JonE said..
I really should try and sail an ior boat in a blow because this stuff is exactly why I don't want one, but it may all be outweighed by the ability to have a hot shower and a cooked meal for under 50K :)
From the article:
so maybe some other bad IOR traits are missing too. IOR and wet is one such trait. This is because the rule favored boats that were narrow forward. This one looks pretty narrow. Pounding in head seas is another. Many IOR boats have flat sections forward of the keel which pound when they get hit by waves, because designers were trying to fool the rule. IOR boats tend also to be beamy, because they need crew weight out on the rail to keep them flat. The beamy midsections tend to make them "squirrely" downwind, as the immersed hull shape gets weird. One thing that the post you quoted ignores is basic geometry.
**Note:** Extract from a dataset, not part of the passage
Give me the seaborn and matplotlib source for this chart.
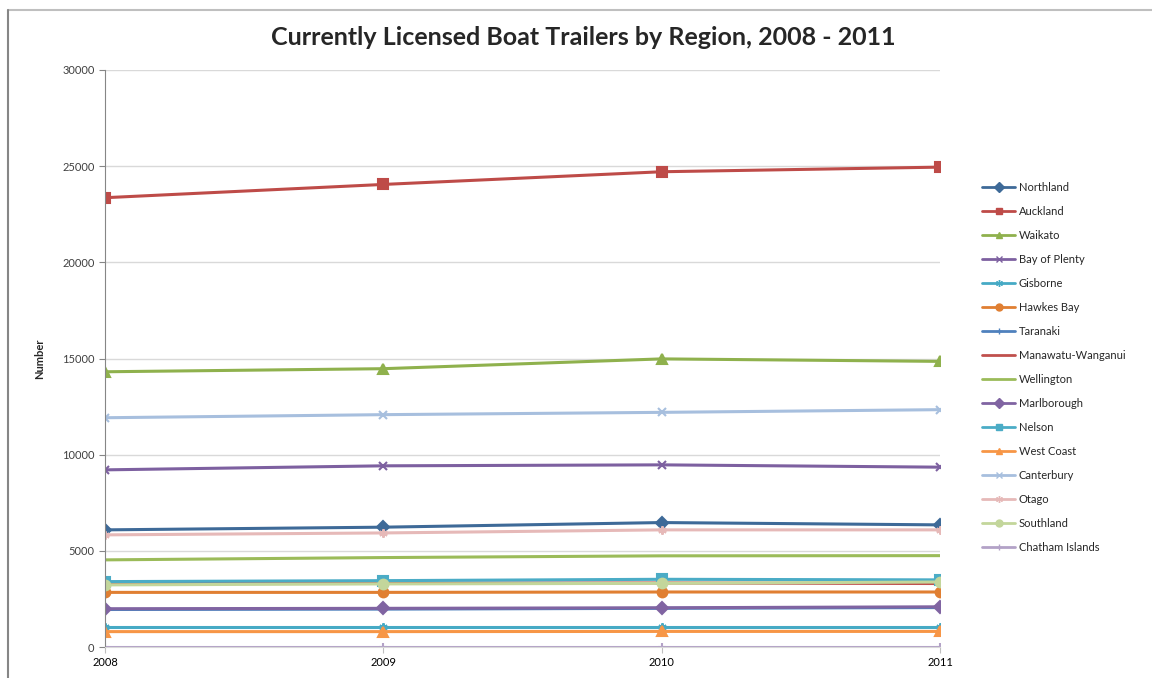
import matplotlib
matplotlib.use("Agg")
import matplotlib.pyplot as plt
import matplotlib.lines as mlines
import seaborn as sns

# data
years = [2008, 2009, 2010, 2011]
regions = ["Northland", "Auckland", "Waikato", "Bay of Plenty", "Gisborne",
           "Hawkes Bay", "Taranaki", "Manawatu-Wanganui", "Wellington",
           "Marlborough", "Nelson", "West Coast", "Canterbury", "Otago",
           "Southland", "Chatham Islands"]

northland = [6090, 6230, 6470, 6350]
auckland = [23360, 24050, 24710, 24950]
waikato = [14310, 14470, 14980, 14850]
bay_of_plenty = [9210, 9420, 9470, 9350]
gisborne = [1030, 1030, 1030, 1030]
hawkes_bay = [2840, 2840, 2860, 2860]
taranaki = [1950, 1970, 2010, 2050]
manawatu = [3290, 3320, 3330, 3300]
wellington = [4530, 4650, 4740, 4750]
marlborough = [1990, 2010, 2040, 2090]
nelson = [3400, 3450, 3520, 3490]
west_coast = [800, 800, 810, 810]
canterbury = [11920, 12080, 12200, 12340]
otago = [5830, 5930, 6090, 6090]
southland = [3230, 3280, 3310, 3380]
chatham = [20, 20, 20, 20]

values = [northland, auckland, waikato, bay_of_plenty, gisborne, hawkes_bay,
          taranaki, manawatu, wellington, marlborough, nelson, west_coast,
          canterbury, otago, southland, chatham]

colors = ["#3E6A98", "#BE4B48", "#8FB14D", "#7D60A0", "#46AAC5", "#E07F32",
          "#4F81BD", "#C0504D", "#9BBB59", "#8064A2", "#4BACC6", "#F79646",
          "#A7BFDE", "#E6B9B8", "#C3D69B", "#B3A2C7"]
markers = ["D", "s", "^", "x", (6, 2, 0), "o", "+", None, None,
           "D", "s", "^", "x", (6, 2, 0), "o", "+"]

sns.set_style("white")
plt.rcParams["font.family"] = ["Lato", "DejaVu Sans"]

fig = plt.figure(figsize=(11.52, 6.78), dpi=100)
ax = fig.add_axes([105 / 1152, 1 - 647 / 678, (940 - 105) / 1152, (647 - 70) / 678])

for name, vals, c, m in zip(regions, values, colors, markers):
    ms = 7 if m in ("s", "o", "^") else 6
    sns.lineplot(x=years, y=vals, ax=ax, color=c, marker=m, markersize=ms,
                 markeredgecolor=c, markeredgewidth=1.5, linewidth=2.2,
                 label=name, legend=False)

ax.set_xlim(2008, 2011)
ax.set_ylim(0, 30000)
ax.set_xticks(years)
ax.set_xticklabels([str(y) for y in years])
ax.set_yticks(range(0, 30001, 5000))
ax.yaxis.grid(True, color="#D9D9D9", linewidth=1)
ax.set_axisbelow(True)
for s in ["top", "right"]:
    ax.spines[s].set_visible(False)
ax.spines["left"].set_color("#868686")
ax.spines["bottom"].set_color("#D9D9D9")
ax.tick_params(axis="both", labelsize=8, length=4, direction="out",
               left=True, bottom=True)
ax.tick_params(axis="x", colors="#BFBFBF", labelcolor="#000000")
ax.tick_params(axis="y", colors="#868686", labelcolor="#404040")
ax.set_xlabel("")
ax.set_ylabel("Number", fontsize=8, fontweight="bold", labelpad=12)

fig.suptitle("Currently Licensed Boat Trailers by Region, 2008 - 2011",
             x=583 / 1152, y=1 - 26 / 678, fontsize=18, fontweight="bold")

handles = [mlines.Line2D([], [], color=c, marker=m, markersize=5,
                         markeredgecolor=c, linewidth=2)
           for c, m in zip(colors, markers)]
fig.legend(handles, regions, loc="upper left",
           bbox_to_anchor=(972 / 1152, 1 - 172 / 678), frameon=False,
           fontsize=8, labelspacing=1.17, handlelength=3.0, handletextpad=0.3)

# chart border (top and left edges)
fig.add_artist(mlines.Line2D([8 / 1152, 1], [1 - 10 / 678, 1 - 10 / 678],
                             color="#BFBFBF", linewidth=1.5))
fig.add_artist(mlines.Line2D([8 / 1152, 8 / 1152], [0, 1 - 10 / 678],
                             color="#868686", linewidth=1.5))

fig.savefig("out.png", dpi=100)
Some IOR boats were flat forward to maximise the forward depth measurements - but a shape that is flat when measured when the boat is upright becomes angled when the boat is heeled when sailing upwind.
If one looks at modern non-IOR boats one sees that they are no skinnier than IOR boats, generally. Compare the Farr 1104 with the Farr Beneteau 36.7 (not an IOR boat) or the current Benny 36. The 1104 is 11.92 ft beam; the 36.7 is 11.33ft wide; the current 36 is 12'6". A Catalina 375 is 13ft in beam. The J/35, just 6" shorter overall than the 1104, is 11.8ft in beam. The J/112 is 11.8. The Pogo 36 is 13.1 beam. So the 1104 is fairly standard in beam.
The guy who wrote the post you quoted claimed that the late IOR boats had tiny mains. That's rubbish. By the late IOR era, fractional rigs with large mains (larger than those of many IMS/IRC boats in proportion) were almost universal.
The IOR boats of the 1104's era were designed for long offshore events, not for hanging around marinas. Arguably that's their major problems - the interiors were designed for seagoing rather than for sitting at anchor.